When making radio communications, use the following guidelines to make your messages clear and concise:
- Slow down. Take a few seconds to process what you want to say before you say it. The slight difference between a radio report of heavy smoke coming from a top floor window and a report of heavy fire from a top floor window might make the incident commander (IC) change operations, which would affect not only their actions, but also the actions of the other responders on scene.
- Keep your messages brief and to the point, giving only the necessary information. Some people get on the radio and just talk, giving a report that goes something like: “The rear of the building is two stories high and a lovely shade of green, with three double-hung windows and smoke showing from one of them.” No one cares about the color of a building, but you do need to know which window has smoke showing from it.
- Be as specific as possible. For example, when instructing my crew on how to communicate the location of a ladder, I tell them to first state the side of the building where the ladder is located, then the side nearest to it. For example, if we put a ladder on the rear of a fire building, second floor, near the 2 or B side, I would say: “Portable ladder on the 3-2 side, second floor [or on the C-B side, second floor].” Doing this helps the brothers and sisters on the inside of the fire building create a mental map of the ladder’s location.
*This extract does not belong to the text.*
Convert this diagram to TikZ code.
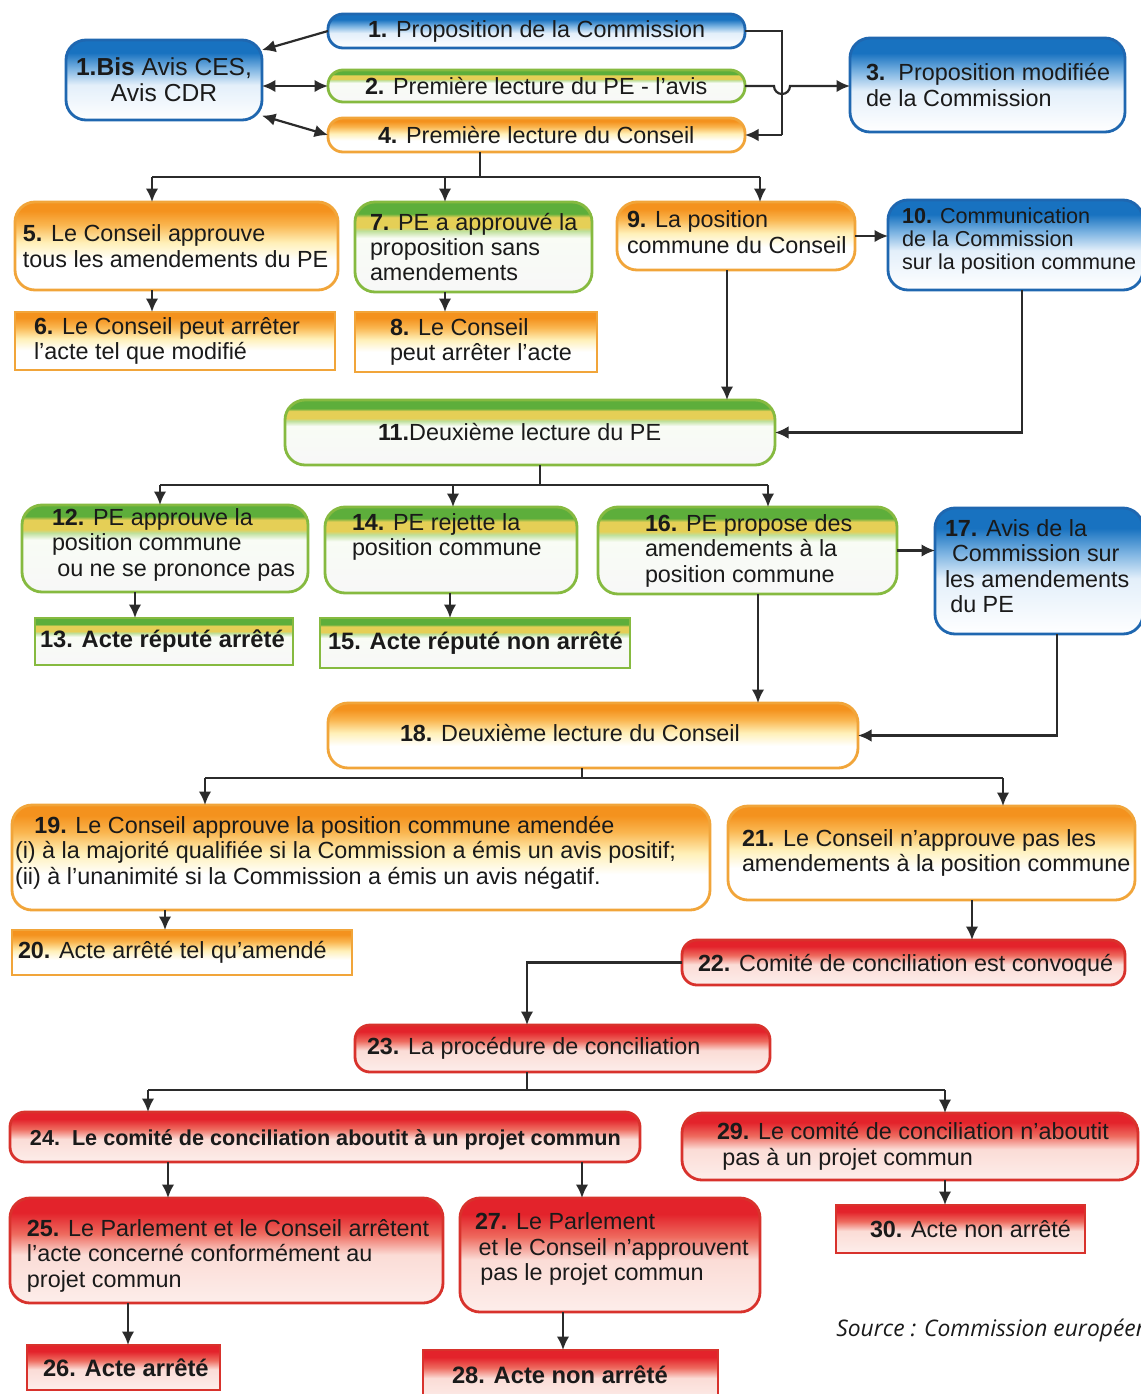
\documentclass[tikz,border=0pt]{standalone}
\usepackage{fontspec}
\setmainfont{Liberation Sans}
\newfontfamily\srcfont{Open Sans}
\usetikzlibrary{arrows.meta,calc}

\definecolor{blueA}{HTML}{1872C0}
\definecolor{blueB}{HTML}{7DB4E2}
\definecolor{blueC}{HTML}{E3EFFA}
\definecolor{blueD}{HTML}{1F67B0}
\definecolor{oraA}{HTML}{F4921E}
\definecolor{oraB}{HTML}{FAB650}
\definecolor{oraC}{HTML}{FFF0B8}
\definecolor{oraD}{HTML}{F1A53A}
\definecolor{grnA}{HTML}{5DAE3B}
\definecolor{grnB}{HTML}{E5CF56}
\definecolor{grnC}{HTML}{BFE09B}
\definecolor{grnD}{HTML}{86BA40}
\definecolor{redA}{HTML}{E3232B}
\definecolor{redB}{HTML}{EE6A5E}
\definecolor{redC}{HTML}{FBDCD6}
\definecolor{redD}{HTML}{D8322C}
\definecolor{linec}{HTML}{2B2B2B}
\definecolor{txtc}{HTML}{1A1A1A}

\pgfdeclareverticalshading{shBlue}{100bp}{color(0bp)=(white); color(25bp)=(white); color(47bp)=(blueC); color(57bp)=(blueB); color(67bp)=(blueA); color(100bp)=(blueA)}
\pgfdeclareverticalshading{shOra}{100bp}{color(0bp)=(white); color(25bp)=(white); color(42bp)=(white); color(52bp)=(oraC); color(62bp)=(oraB); color(70bp)=(oraA); color(100bp)=(oraA)}
\pgfdeclareverticalshading{shGrn}{100bp}{color(0bp)=(white); color(25bp)=(white!94!gray); color(55bp)=(white!90!grnC); color(59bp)=(grnC); color(61bp)=(grnB); color(66.5bp)=(grnB); color(68.5bp)=(grnA); color(100bp)=(grnA)}
\pgfdeclareverticalshading{shRed}{100bp}{color(0bp)=(redC); color(25bp)=(redC!50!white); color(48bp)=(redC); color(58bp)=(redB); color(68bp)=(redA); color(100bp)=(redA)}

\newcommand\bx[6]{\node[#1, minimum width={(#5-#3)*0.02cm}, minimum height={(#6-#4)*0.02cm}] (#2) at ({(#3+#5)/2},{(#4+#6)/2}) {};}
\newcommand\tx[6]{\node[#1, anchor=west] (#2) at ([xshift={(#4)*0.02cm}, yshift={-(#5)*0.02cm}]#3.west) {#6};}

\begin{document}
\begin{tikzpicture}[x=0.02cm,y=-0.02cm,
  rbox/.style={rounded corners=0.3cm, line width=1.6pt, inner sep=0pt, outer sep=0pt},
  rboxL/.style={rounded corners=0.4cm, line width=1.6pt, inner sep=0pt, outer sep=0pt},
  sbox/.style={line width=1.6pt, inner sep=0pt, outer sep=0pt},
  bluef/.style={draw=blueD, shading=shBlue},
  oraf/.style={draw=oraD, shading=shOra},
  grnf/.style={draw=grnD, shading=shGrn},
  redf/.style={draw=redD, shading=shRed},
  txt/.style={align=left, inner sep=0pt, outer sep=0pt, text=txtc, font=\fontsize{13.3}{14.5}\selectfont},
  txts/.style={txt, font=\fontsize{12.3}{13.1}\selectfont},
  txtbis/.style={txt, align=center, font=\fontsize{14}{14.8}\selectfont},
  txtb/.style={txt, font=\fontsize{13.5}{14.5}\selectfont\bfseries},
  txtbb/.style={txt, font=\fontsize{12.3}{14}\selectfont\bfseries},
  ln/.style={draw=linec, line width=1.25pt},
  arr/.style={ln, -{Latex[length=2.7mm,width=2.5mm]}},
  arr2/.style={ln, {Latex[length=2.7mm,width=2.5mm]}-{Latex[length=2.7mm,width=2.5mm]}}
]
\useasboundingbox (0,0) rectangle (1141,1394);
\clip (0,0) rectangle (1141,1394);
\fill[white] (0,0) rectangle (1141,1394);

% ---------- boxes ----------
\bx{rbox,bluef}{b1}{328}{14}{745}{48}
\bx{rboxL,bluef}{b1b}{66}{40}{262}{120}
\bx{rbox,grnf}{b2}{328}{70}{745}{102}
\bx{rbox,oraf}{b4}{328}{118}{745}{152}
\bx{rboxL,bluef}{b3}{850}{38}{1125}{132}
\bx{rboxL,oraf}{b5}{15}{202}{338}{290}
\bx{rboxL,grnf}{b7}{355}{202}{592}{292}
\bx{rboxL,oraf}{b9}{617}{202}{855}{270}
\bx{rboxL,bluef}{b10}{888}{200}{1143}{290}
\bx{sbox,oraf}{b6}{15}{312}{335}{370}
\bx{sbox,oraf}{b8}{355}{312}{597}{372}
\bx{rboxL,grnf}{b11}{285}{400}{775}{465}
\bx{rboxL,grnf}{b12}{22}{505}{308}{592}
\bx{rboxL,grnf}{b14}{325}{507}{577}{593}
\bx{rboxL,grnf}{b16}{598}{507}{897}{594}
\bx{rboxL,bluef}{b17}{935}{508}{1143}{634}
\bx{sbox,grnf}{b13}{35}{618}{293}{665}
\bx{sbox,grnf}{b15}{320}{618}{630}{668}
\bx{rboxL,oraf}{b18}{328}{703}{858}{768}
\bx{rboxL,oraf}{b19}{12}{805}{710}{910}
\bx{rboxL,oraf}{b21}{728}{806}{1135}{900}
\bx{sbox,oraf}{b20}{12}{930}{352}{975}
\bx{rbox,redf}{b22}{682}{940}{1125}{985}
\bx{rbox,redf}{b23}{355}{1025}{770}{1072}
\bx{rbox,redf}{b24}{10}{1112}{640}{1162}
\bx{rboxL,redf}{b29}{682}{1113}{1138}{1180}
\bx{rboxL,redf}{b25}{10}{1198}{443}{1303}
\bx{rboxL,redf}{b27}{460}{1198}{760}{1312}
\bx{sbox,redf}{b30}{836}{1205}{1085}{1253}
\bx{sbox,redf}{b26}{27}{1345}{220}{1390}
\bx{sbox,redf}{b28}{423}{1350}{718}{1402}

% ---------- texts ----------
\tx{txt}{t1}{b1}{40}{0}{\textbf{1.} Proposition de la Commission}
\node[txtbis] (t1b) at (b1b.center) {\textbf{1.Bis} Avis CES,\\Avis CDR};
\tx{txt}{t2}{b2}{37}{0}{\textbf{2.} Première lecture du PE - l'avis}
\tx{txt}{t4}{b4}{50}{0}{\textbf{4.} Première lecture du Conseil}
\tx{txt}{t3}{b3}{16}{0}{\textbf{3.}\ \ Proposition modifiée\\de la Commission}
\tx{txt}{t5}{b5}{8}{0}{\textbf{5.} Le Conseil approuve\\tous les amendements du PE}
\tx{txt}{t7}{b7}{15}{0}{\textbf{7.} PE a approuvé la\\proposition sans\\amendements}
\tx{txt}{t9}{b9}{10}{-4}{\textbf{9.} La position\\commune du Conseil}
\tx{txts}{t10}{b10}{14}{-4}{\textbf{10.} Communication\\de la Commission\\sur la position commune}
\tx{txt}{t6}{b6}{19}{0}{\textbf{6.} Le Conseil peut arrêter\\l'acte tel que modifié}
\tx{txt}{t8}{b8}{35}{0}{\textbf{8.} Le Conseil\\peut arrêter l'acte}
\tx{txt}{t11}{b11}{93}{0}{\textbf{11.}Deuxième lecture du PE}
\tx{txt}{t12}{b12}{30}{-4}{\textbf{12.} PE approuve la\\position commune\\\hspace*{3pt}ou ne se prononce pas}
\tx{txt}{t14}{b14}{27}{-13}{\textbf{14.} PE rejette la\\position commune}
\tx{txt}{t16}{b16}{47}{0}{\textbf{16.} PE propose des\\amendements à la\\position commune}
\tx{txt}{t17}{b17}{10}{-5}{\textbf{17.} Avis de la\\\hspace*{4pt}Commission sur\\les amendements\\\hspace*{3pt}du PE}
\tx{txtb}{t13}{b13}{5}{0}{13. Acte réputé arrêté}
\tx{txtb}{t15}{b15}{8}{0}{15. Acte réputé non arrêté}
\tx{txt}{t18}{b18}{72}{-3}{\textbf{18.} Deuxième lecture du Conseil}
\tx{txt}{t19}{b19}{3}{-5}{\hspace*{11pt}\textbf{19.} Le Conseil approuve la position commune amendée\\(i) à la majorité qualifiée si la Commission a émis un avis positif;\\(ii) à l'unanimité si la Commission a émis un avis négatif.}
\tx{txt}{t21}{b21}{14}{0}{\textbf{21.} Le Conseil n'approuve pas les\\amendements à la position commune}
\tx{txt}{t20}{b20}{6}{0}{\textbf{20.} Acte arrêté tel qu'amendé}
\tx{txt}{t22}{b22}{16}{3}{\textbf{22.} Comité de conciliation est convoqué}
\tx{txt}{t23}{b23}{12}{0}{\textbf{23.} La procédure de conciliation}
\tx{txtbb}{t24}{b24}{20}{3}{24.\ \ Le comité de conciliation aboutit à un projet commun}
\tx{txt}{t29}{b29}{35}{0}{\textbf{29.} Le comité de conciliation n'aboutit\\\hspace*{3pt}pas à un projet commun}
\tx{txt}{t25}{b25}{17}{5}{\textbf{25.} Le Parlement et le Conseil arrêtent\\l'acte concerné conformément au\\projet commun}
\tx{txt}{t27}{b27}{15}{-6}{\textbf{27.} Le Parlement\\\hspace*{2pt}et le Conseil n'approuvent\\\hspace*{3pt}pas le projet commun}
\tx{txt}{t30}{b30}{34}{0}{\textbf{30.} Acte non arrêté}
\tx{txtb}{t26}{b26}{16}{0}{26. Acte arrêté}
\tx{txtb}{t28}{b28}{29}{-1}{28. Acte non arrêté}

\node[anchor=west, inner sep=0pt, text=txtc, font=\srcfont\itshape\fontsize{13}{15}\selectfont] (src) at (836,1330) {Source : Commission européenne};

% ---------- connectors: top ----------
\draw[arr] (b1.west) -- (b1b.17);
\draw[arr2] (b1b.east |- b2.west) -- (b2.west);
\draw[arr2] (b1b.-20) -- (b4.west);
\coordinate (rr) at (782,0);
\draw[ln] (b1.east) -| (rr |- b4.east);
\draw[arr] (rr |- b4.east) -- (b4.east);
\draw[arr] (b2.east) -- ($(rr |- b2.east)+(-8,0)$) arc[start angle=180, end angle=360, radius=0.16cm] -- (b3.west |- b2.east);

% from 4
\coordinate (j4) at (480,177);
\coordinate (k5) at (152,177);
\coordinate (k7) at (445,177);
\coordinate (k9) at (760,177);
\draw[ln] (b4.south -| j4) -- (j4);
\draw[ln] (k5) -- (k9);
\draw[arr] (k5) -- (k5 |- b5.north);
\draw[arr] (k7) -- (k7 |- b7.north);
\draw[arr] (k9) -- (k9 |- b9.north);
\draw[arr] (b5.south -| k5) -- (b6.north -| k5);
\draw[arr] (b7.south -| k7) -- (b8.north -| k7);
\draw[arr] (b9.east) -- (b9.east -| b10.west);
\coordinate (c727) at (727,0);
\draw[arr] (b9.south -| c727) -- (b11.north -| c727);
\coordinate (c1022) at (1022,0);
\draw[arr] (b10.south -| c1022) |- (b11.east);

% from 11
\coordinate (j11) at (540,485);
\coordinate (k12) at (160,485);
\coordinate (k14) at (453,485);
\coordinate (k16) at (768,485);
\draw[ln] (b11.south -| j11) -- (j11);
\draw[ln] (k12) -- (k16);
\draw[arr] (k12) -- (k12 |- b12.north);
\draw[arr] (k14) -- (k14 |- b14.north);
\draw[arr] (k16) -- (k16 |- b16.north);
\coordinate (c135) at (135,0);
\draw[arr] (b12.south -| c135) -- (b13.north -| c135);
\coordinate (c450) at (450,0);
\draw[arr] (b14.south -| c450) -- (b15.north -| c450);
\draw[arr] (b16.east) -- (b16.east -| b17.west);
\coordinate (c758) at (758,0);
\draw[arr] (b16.south -| c758) -- (b18.north -| c758);
\coordinate (c1057) at (1057,0);
\draw[arr] (b17.south -| c1057) |- (b18.east);

% from 18
\coordinate (j18) at (582,778);
\coordinate (k19) at (205,778);
\coordinate (k21) at (1003,778);
\draw[ln] (b18.south -| j18) -- (j18);
\draw[ln] (k19) -- (k21);
\draw[arr] (k19) -- (k19 |- b19.north);
\draw[arr] (k21) -- (k21 |- b21.north);
\coordinate (c165) at (165,0);
\draw[arr] (b19.south -| c165) -- (b20.north -| c165);
\coordinate (c972) at (972,0);
\draw[arr] (b21.south -| c972) -- (b22.north -| c972);
\coordinate (c527) at (527,0);
\draw[arr] (b22.west) -| (b23.north -| c527);

% from 23
\coordinate (j23) at (527,1090);
\coordinate (k24) at (148,1090);
\coordinate (k29) at (945,1090);
\draw[ln] (b23.south -| j23) -- (j23);
\draw[ln] (k24) -- (k29);
\draw[arr] (k24) -- (k24 |- b24.north);
\draw[arr] (k29) -- (k29 |- b29.north);
\coordinate (c168) at (168,0);
\draw[arr] (b24.south -| c168) -- (b25.north -| c168);
\coordinate (c582) at (582,0);
\draw[arr] (b24.south -| c582) -- (b27.north -| c582);
\draw[arr] (b29.south -| k29) -- (b30.north -| k29);
\coordinate (c128) at (128,0);
\draw[arr] (b25.south -| c128) -- (b26.north -| c128);
\coordinate (c563) at (563,0);
\draw[arr] (b27.south -| c563) -- (b28.north -| c563);
\end{tikzpicture}
\end{document}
- Drill on radio communications with your crew to build their confidence and trust in their own abilities. Radio discipline training should start as soon as a person joins the fire service. If possible for your department, I highly recommend retrieving radio communications from a real fire and using them during a drill. If you’ve never done it before, you’ll be amazed at how you sound on the radio; it’s an eye-opening experience.
The Mayday
The most important radio communication you’ll ever make on the fireground is a mayday. Does your department have specific guidelines for the transmission of a mayday? If not, you should begin working on mayday communications right now (see “Mayday 101” by Homer Robertson, April 2007, for two mayday drills your department can use).
You should declare a mayday whenever you:
- Become lost;
- Discover you’re low on air or out of air;
- Fall down a hole; or
- Become entrapped or something falls on top of you.
If you don’t call a mayday during any of these situations, you put yourself and every other firefighter on the scene at risk. On the other hand, if you happen to hear someone else call a mayday and nobody reacts, you must take it upon yourself to confirm the mayday, obtain all possible information and contact the IC immediately.
While at a fire years ago, a friend of mine thought he heard a mayday call on the radio. No one else heard it or did a thing about it, so he let it slide. Ten minutes later, his crew found a downed firefighter who had succumbed to carbon monoxide poisoning. My friend still thinks about that fire and questions his actions. Would you be able to live with that memory?
Conclusion
On the fireground, firefighters must receive all the facts and information about their surroundings and the operations taking place to make informed decisions and, more importantly, to stay safe. Remember: Listen to what your gut tells you, and maintain effective radio communication at all times.